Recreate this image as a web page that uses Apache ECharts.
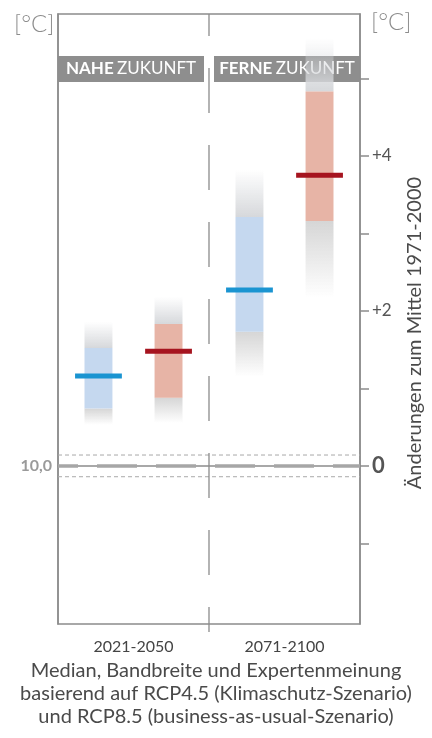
<!DOCTYPE html>
<html><head><meta charset="utf-8">
<script src="https://cdn.jsdelivr.net/npm/echarts@6/dist/echarts.min.js"></script>
<style>html,body{margin:0;padding:0;background:#fff}#c{width:432px;height:738px}</style>
</head><body><div id="c"></div>
<script>
const categories = ['2021-2050', '2071-2100'];
// RCP4.5 (Klimaschutz-Szenario)
const rcp45Low    = [0.53, 1.15];
const rcp45Q1     = [0.74, 1.73];
const rcp45Median = [1.16, 2.27];
const rcp45Q3     = [1.52, 3.21];
const rcp45High   = [1.86, 3.82];
// RCP8.5 (business-as-usual-Szenario)
const rcp85Low    = [0.55, 2.17];
const rcp85Q1     = [0.88, 3.16];
const rcp85Median = [1.48, 3.75];
const rcp85Q3     = [1.83, 4.83];
const rcp85High   = [2.18, 5.52];
// axis
const yMin = -2.04, yMax = 5.83;
const tickValues = [-1, 0, 1, 2, 3, 4, 5];
const labelValues = [0, 2, 4];
const baseLine = 0;
const refBand = [-0.14, 0.14];

const FONT = 'Lato';
const chart = echarts.init(document.getElementById('c'));

function rows(low, q1, med, q3, high) {
  return categories.map((c, i) => [i, low[i], q1[i], med[i], q3[i], high[i]]);
}
function makeRender(offsetFrac, boxColor, medColor) {
  return function (params, api) {
    const cat = api.value(0);
    const band = api.size([1, 0])[0];
    const cx = api.coord([cat, 0])[0] + offsetFrac * band;
    const bw = band * 0.185, mw = band * 0.31;
    const yLow = api.coord([cat, api.value(1)])[1];
    const yQ1 = api.coord([cat, api.value(2)])[1];
    const yMed = api.coord([cat, api.value(3)])[1];
    const yQ3 = api.coord([cat, api.value(4)])[1];
    const yHigh = api.coord([cat, api.value(5)])[1];
    const G = echarts.graphic.LinearGradient;
    return {
      type: 'group', children: [
        { type: 'rect', shape: { x: cx - bw / 2, y: yHigh, width: bw, height: yQ3 - yHigh },
          style: { fill: new G(0, 0, 0, 1, [{ offset: 0, color: 'rgba(214,216,220,0)' }, { offset: 1, color: '#d6d8db' }]) } },
        { type: 'rect', shape: { x: cx - bw / 2, y: yQ1, width: bw, height: yLow - yQ1 },
          style: { fill: new G(0, 0, 0, 1, [{ offset: 0, color: '#d6d6d6' }, { offset: 1, color: 'rgba(214,214,214,0)' }]) } },
        { type: 'rect', shape: { x: cx - bw / 2, y: yQ3, width: bw, height: yQ1 - yQ3 },
          style: { fill: boxColor } },
        { type: 'rect', shape: { x: cx - mw / 2, y: yMed - 2.5, width: mw, height: 5 },
          style: { fill: medColor } }
      ]
    };
  };
}

chart.setOption({
  animation: false,
  grid: { left: 58, right: 72, top: 14, bottom: 114, show: true, borderColor: '#8c8c8c', borderWidth: 1.5, backgroundColor: 'transparent' },
  xAxis: {
    type: 'category', data: categories,
    axisLine: { show: true, lineStyle: { color: '#8c8c8c', width: 1.5 } },
    axisTick: { show: false },
    axisLabel: { fontFamily: FONT, fontSize: 16, color: '#444', margin: 15 },
    splitLine: { show: false }
  },
  yAxis: [
    {
      type: 'value', position: 'right', min: yMin, max: yMax,
      axisLine: { show: true, lineStyle: { color: '#8c8c8c', width: 1.5 } },
      axisTick: { show: true, length: 9, customValues: tickValues, lineStyle: { color: '#8c8c8c', width: 1.5 } },
      axisLabel: {
        customValues: labelValues, margin: 12,
        formatter: v => v === 0 ? '{b|0}' : '{n|+' + v + '}',
        rich: {
          b: { fontFamily: FONT, fontSize: 22, fontWeight: 'bold', color: '#555' },
          n: { fontFamily: FONT, fontSize: 17, color: '#555' }
        }
      },
      splitLine: { show: false }
    },
    {
      type: 'value', position: 'left', min: yMin, max: yMax,
      axisLine: { show: true, lineStyle: { color: '#8c8c8c', width: 1.5 } },
      axisTick: { show: false },
      axisLabel: { customValues: [0], formatter: v => v === 0 ? '10,0' : '', fontFamily: FONT, fontSize: 16, fontWeight: 'bold', color: '#9a9a9a', margin: 6 },
      splitLine: { show: false }
    }
  ],
  series: [
    {
      type: 'custom', name: 'reference', yAxisIndex: 0, data: [[0]], silent: true, z: 1,
      renderItem: function (params, api) {
        const cs = params.coordSys;
        const x = cs.x + cs.width / 2;
        const y0 = api.coord([0, baseLine])[1];
        const yA = api.coord([0, refBand[0]])[1];
        const yB = api.coord([0, refBand[1]])[1];
        const x1 = cs.x, x2 = cs.x + cs.width;
        return { type: 'group', children: [
          { type: 'line', shape: { x1: x1, y1: yA, x2: x2, y2: yA },
            style: { stroke: '#a9a9a9', lineWidth: 1, lineDash: [4, 3] } },
          { type: 'line', shape: { x1: x1, y1: yB, x2: x2, y2: yB },
            style: { stroke: '#a9a9a9', lineWidth: 1, lineDash: [4, 3] } },
          { type: 'line', shape: { x1: x1, y1: y0, x2: x2, y2: y0 },
            style: { stroke: '#a6a6a6', lineWidth: 3.5, lineDash: [40, 19], lineDashOffset: 20 } },
          { type: 'line', shape: { x1: x, y1: cs.y, x2: x, y2: cs.y + cs.height + 8 },
            style: { stroke: '#8c8c8c', lineWidth: 1.3, lineDash: [45, 32], lineDashOffset: 23 } }
        ] };
      }
    },
    { type: 'custom', name: 'RCP4.5', yAxisIndex: 0, z: 3,
      data: rows(rcp45Low, rcp45Q1, rcp45Median, rcp45Q3, rcp45High),
      renderItem: makeRender(-0.232, '#c5d8ef', '#1a94d1') },
    { type: 'custom', name: 'RCP8.5', yAxisIndex: 0, z: 3,
      data: rows(rcp85Low, rcp85Q1, rcp85Median, rcp85Q3, rcp85High),
      renderItem: makeRender(0.232, '#e7b4a6', '#a6141f') }
  ],
  graphic: [
    { type: 'text', left: 14, top: 12, style: { text: '[°C]', font: '300 24px ' + FONT, fill: '#8c8c8c' } },
    { type: 'text', left: 371, top: 10, style: { text: '[°C]', font: '300 24px ' + FONT, fill: '#8c8c8c' } },
    { type: 'group', left: 58, top: 56, z: 100, children: [
      { type: 'rect', shape: { x: 0, y: 0, width: 146, height: 26 }, style: { fill: '#8e8e8e' } },
      { type: 'text', x: 73, y: 13, style: { text: '{b|NAHE} {n|ZUKUNFT}', align: 'center', verticalAlign: 'middle',
        rich: { b: { font: 'bold 17px ' + FONT, fill: '#fff' }, n: { font: '17px ' + FONT, fill: '#fff' } } } }
    ] },
    { type: 'group', left: 214, top: 56, z: 100, children: [
      { type: 'rect', shape: { x: 0, y: 0, width: 146, height: 26 }, style: { fill: '#8e8e8e' } },
      { type: 'text', x: 73, y: 13, style: { text: '{b|FERNE} {n|ZUKUNFT}', align: 'center', verticalAlign: 'middle',
        rich: { b: { font: 'bold 17px ' + FONT, fill: '#fff' }, n: { font: '17px ' + FONT, fill: '#fff' } } } }
    ] },
    { type: 'text', x: 415, y: 333, rotation: Math.PI / 2, z: 100,
      style: { text: 'Änderungen zum Mittel 1971-2000', align: 'center', verticalAlign: 'middle', font: '20px ' + FONT, fill: '#4a4a4a' } },
    { type: 'text', x: 216, y: 671, style: { text: 'Median, Bandbreite und Expertenmeinung', align: 'center', verticalAlign: 'middle', font: '20px ' + FONT, fill: '#4a4a4a' } },
    { type: 'text', x: 216, y: 694, style: { text: 'basierend auf RCP4.5 (Klimaschutz-Szenario)', align: 'center', verticalAlign: 'middle', font: '20px ' + FONT, fill: '#4a4a4a' } },
    { type: 'text', x: 216, y: 717, style: { text: 'und RCP8.5 (business-as-usual-Szenario)', align: 'center', verticalAlign: 'middle', font: '20px ' + FONT, fill: '#4a4a4a' } }
  ]
});
</script></body></html>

- - - - - - -

Write out again, exactly, the lines from the start of the listing up to the line containing "const chart = echarts.init(document.getElementById('c'));", with both ends and without pictures.

Recreate this image as a web page that uses Apache ECharts.
<!DOCTYPE html>
<html><head><meta charset="utf-8">
<script src="https://cdn.jsdelivr.net/npm/echarts@6/dist/echarts.min.js"></script>
<style>html,body{margin:0;padding:0;background:#fff}#c{width:432px;height:738px}</style>
</head><body><div id="c"></div>
<script>
const categories = ['2021-2050', '2071-2100'];
// RCP4.5 (Klimaschutz-Szenario)
const rcp45Low    = [0.53, 1.15];
const rcp45Q1     = [0.74, 1.73];
const rcp45Median = [1.16, 2.27];
const rcp45Q3     = [1.52, 3.21];
const rcp45High   = [1.86, 3.82];
// RCP8.5 (business-as-usual-Szenario)
const rcp85Low    = [0.55, 2.17];
const rcp85Q1     = [0.88, 3.16];
const rcp85Median = [1.48, 3.75];
const rcp85Q3     = [1.83, 4.83];
const rcp85High   = [2.18, 5.52];
// axis
const yMin = -2.04, yMax = 5.83;
const tickValues = [-1, 0, 1, 2, 3, 4, 5];
const labelValues = [0, 2, 4];
const baseLine = 0;
const refBand = [-0.14, 0.14];

const FONT = 'Lato';
const chart = echarts.init(document.getElementById('c'));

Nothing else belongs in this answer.